_EXERCISE TASK:_ Transcribe every line from the top down to the line with "import seaborn as sns", both ends included, but not the pictures.

_SOURCE DATA:_
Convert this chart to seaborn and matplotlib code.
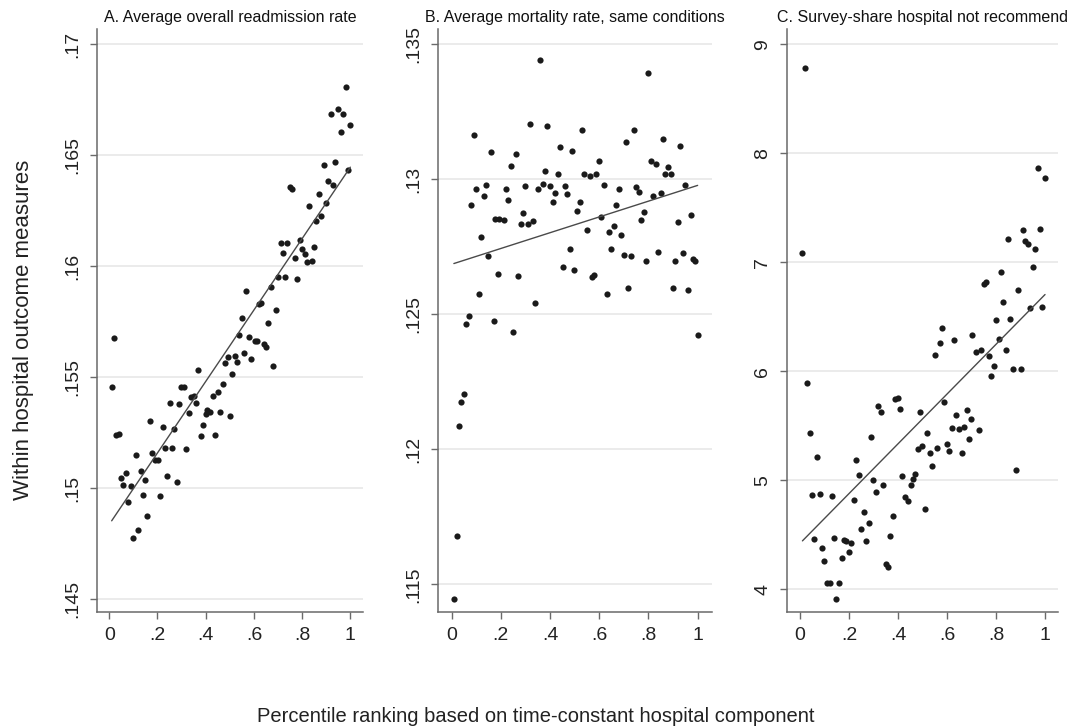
import matplotlib
matplotlib.use("Agg")
import matplotlib.pyplot as plt
import seaborn as sns

# Panel A: average overall readmission rate by percentile
pct_a = [.01, .019, .029, .039, .05, .059, .071, .079, .089, .1, .109, .119, .13, .14, .149, .158,
         .17, .178, .19, .202, .21, .221, .23, .241, .25, .26, .27, .279, .289, .299, .308, .318,
         .329, .34, .351, .36, .369, .379, .389, .401, .407, .419, .432, .44, .451, .459, .47, .48,
         .491, .499, .509, .52, .53, .538, .55, .559, .568, .578, .588, .604, .613, .62, .63, .64,
         .651, .658, .669, .68, .69, .70, .711, .72, .73, .739, .75, .76, .769, .779, .79, .80,
         .81, .82, .83, .84, .849, .859, .87, .88, .889, .899, .909, .92, .928, .938, .95, .96,
         .968, .98, .99, 1.0]
readmit = [.15456, .15679, .15242, .15245, .15045, .15014, .15071, .14938, .15011, .14778, .1515,
           .14812, .15076, .14971, .15039, .14875, .15305, .1516, .15128, .15128, .14965, .15278,
           .15183, .15057, .15383, .15183, .15267, .1503, .15379, .15458, .15458, .15177, .15341,
           .1541, .15414, .15383, .15533, .15237, .15284, .15333, .15354, .15344, .15418, .15242,
           .15433, .15345, .15468, .15565, .1559, .15326, .15516, .15598, .15568, .15689, .15766,
           .15611, .15887, .15683, .15584, .15664, .15665, .1583, .15836, .15649, .15638, .15745,
           .15907, .15553, .15802, .15952, .16107, .16059, .15952, .16107, .16359, .16348, .16036,
           .15943, .16119, .1608, .16057, .16018, .16273, .16026, .16088, .16204, .16326, .16228,
           .16458, .16284, .16386, .16686, .16365, .16468, .16707, .16607, .16686, .16808, .16435,
           .16635]

# Panel B: average mortality rate, same conditions
pct_b = [.009, .02, .028, .039, .049, .058, .069, .079, .089, .099, .11, .119, .13, .14, .149, .159,
         .171, .176, .188, .192, .211, .22, .23, .24, .25, .26, .268, .28, .289, .299, .309, .32,
         .331, .34, .35, .36, .37, .378, .389, .398, .411, .419, .431, .44, .451, .459, .469, .48,
         .489, .499, .509, .522, .53, .539, .55, .561, .569, .579, .588, .599, .607, .619, .63, .64,
         .649, .661, .669, .679, .688, .699, .709, .718, .73, .741, .751, .76, .771, .78, .79, .80,
         .809, .82, .829, .84, .851, .86, .869, .878, .892, .90, .909, .92, .93, .94, .95, .959,
         .972, .98, .989, 1.0]
mortality = [.11447, .11678, .12088, .12175, .12204, .12464, .12494, .12905, .13165, .12964, .12575,
             .12785, .12937, .1298, .12717, .131, .12474, .12852, .1265, .12852, .12851, .12964,
             .12923, .13051, .12436, .13094, .12641, .12836, .12875, .12977, .12836, .13206, .12846,
             .12541, .12964, .13442, .12983, .13032, .13198, .12977, .12915, .12951, .13019, .1312,
             .12674, .12977, .12947, .12742, .13106, .12665, .12881, .12915, .13184, .13021, .12811,
             .13014, .12637, .12646, .13019, .13068, .12859, .1298, .12575, .12804, .12743, .12828,
             .12905, .12964, .12794, .1272, .13138, .12599, .12716, .13183, .12973, .12954, .12849,
             .1288, .12696, .13393, .13068, .12938, .13056, .12732, .12951, .13148, .13021, .13046,
             .13021, .12596, .12698, .12841, .13125, .12727, .1298, .12589, .12867, .12704, .12699,
             .12423]

# Panel C: survey share, hospital not recommended
pct_c = [.01, .019, .027, .039, .048, .059, .069, .08, .09, .099, .109, .122, .129, .139, .148, .158,
         .17, .178, .189, .20, .208, .22, .23, .239, .249, .26, .269, .28, .288, .299, .309, .32,
         .329, .34, .35, .359, .369, .38, .389, .40, .408, .418, .43, .439, .452, .46, .471, .48,
         .49, .498, .51, .518, .529, .539, .551, .561, .571, .58, .589, .599, .61, .619, .629, .638,
         .649, .661, .669, .68, .69, .699, .702, .72, .729, .74, .75, .758, .77, .78, .79, .80,
         .812, .819, .829, .841, .849, .858, .869, .88, .89, .90, .912, .92, .929, .939, .95, .959,
         .97, .98, .989, 1.0]
not_recommend = [7.086, 8.78, 5.89, 5.434, 4.869, 4.462, 5.214, 4.875, 4.382, 4.26, 4.061, 4.061,
                 4.86, 4.468, 3.914, 4.061, 4.287, 4.453, 4.446, 4.342, 4.428, 4.823, 5.19, 5.052,
                 4.557, 4.707, 4.443, 4.609, 5.394, 5.003, 4.89, 5.682, 5.624, 4.954, 4.235, 4.202,
                 4.493, 4.676, 5.743, 5.755, 5.652, 5.04, 4.847, 4.813, 4.954, 5.009, 5.061, 5.284,
                 5.63, 5.318, 4.737, 5.431, 5.254, 5.131, 6.153, 5.30, 6.257, 6.394, 5.716, 5.33,
                 5.269, 5.48, 6.291, 5.602, 5.471, 5.248, 5.489, 5.645, 5.379, 5.563, 6.333, 6.18,
                 5.462, 6.196, 6.801, 6.817, 6.14, 5.957, 6.052, 6.471, 6.30, 6.908, 6.636, 6.199,
                 7.217, 6.477, 6.018, 5.098, 6.749, 6.018, 7.297, 7.193, 7.168, 6.584, 6.957, 7.122,
                 7.869, 7.303, 6.587, 7.774]

titles = ["A. Average overall readmission rate",
          "B. Average mortality rate, same conditions",
          "C. Survey-share hospital not recommend"]
yticks_a = [.145, .15, .155, .16, .165, .17]
yticks_b = [.115, .12, .125, .13, .135]
yticks_c = [4, 5, 6, 7, 8, 9]
xticks = [0, .2, .4, .6, .8, 1]


def stata_label(v):
    s = f"{v:g}"
    if s.startswith("0."):
        s = s[1:]
    return s


sns.set_style("white")
plt.rcParams["font.family"] = ["Liberation Sans", "DejaVu Sans"]

fig = plt.figure(figsize=(10.75, 7.27), dpi=100)

panels = [
    (pct_a, readmit, yticks_a, (.14443, .17069), (-0.051, 1.0527), [0.0902, 0.2475]),
    (pct_b, mortality, yticks_b, (.113974, .135567), (-0.0557, 1.057), [0.4074, 0.2546]),
    (pct_c, not_recommend, yticks_c, (3.792, 9.14), (-0.0543, 1.053), [0.7318, 0.2524]),
]

for (xs, ys, yt, ylim, xlim, pos), title in zip(panels, titles):
    ax = fig.add_axes([pos[0], 0.1582, pos[1], 0.8019])
    sns.regplot(x=xs, y=ys, ax=ax, ci=None, truncate=True,
                scatter_kws=dict(s=20, color="#1a1a1a", linewidths=0, alpha=1),
                line_kws=dict(color="#4a4a4a", lw=1.0))
    ax.set_xlim(*xlim)
    ax.set_ylim(*ylim)
    ax.set_xticks(xticks)
    ax.set_xticklabels([stata_label(v) for v in xticks])
    ax.set_yticks(yt)
    ax.set_yticklabels([stata_label(v) for v in yt], rotation=90, va="center")
    ax.yaxis.grid(True, color="#e8e8e8", lw=1.2)
    ax.xaxis.grid(False)
    ax.set_axisbelow(True)
    for side in ["top", "right"]:
        ax.spines[side].set_visible(False)
    for side in ["left", "bottom"]:
        ax.spines[side].set_color("#6a6a6a")
        ax.spines[side].set_linewidth(1.1)
    ax.tick_params(axis="both", length=5, width=1, color="#6a6a6a",
                   labelsize=14, labelcolor="#222222", pad=6, left=True, bottom=True)
    ax.set_title(title, fontsize=11.5, pad=5, color="#111111")

fig.text(24 / 1075, 1 - 330 / 727, "Within hospital outcome measures",
         rotation=90, ha="center", va="center", fontsize=16, color="#222222")
fig.text(536 / 1075, 1 - 716 / 727,
         "Percentile ranking based on time-constant hospital component",
         ha="center", va="center", fontsize=14.5, color="#222222")

fig.savefig("out.png", dpi=100, facecolor="white")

_ANSWER FOR THE TASK:_
Convert this chart to seaborn and matplotlib code.
import matplotlib
matplotlib.use("Agg")
import matplotlib.pyplot as plt
import seaborn as sns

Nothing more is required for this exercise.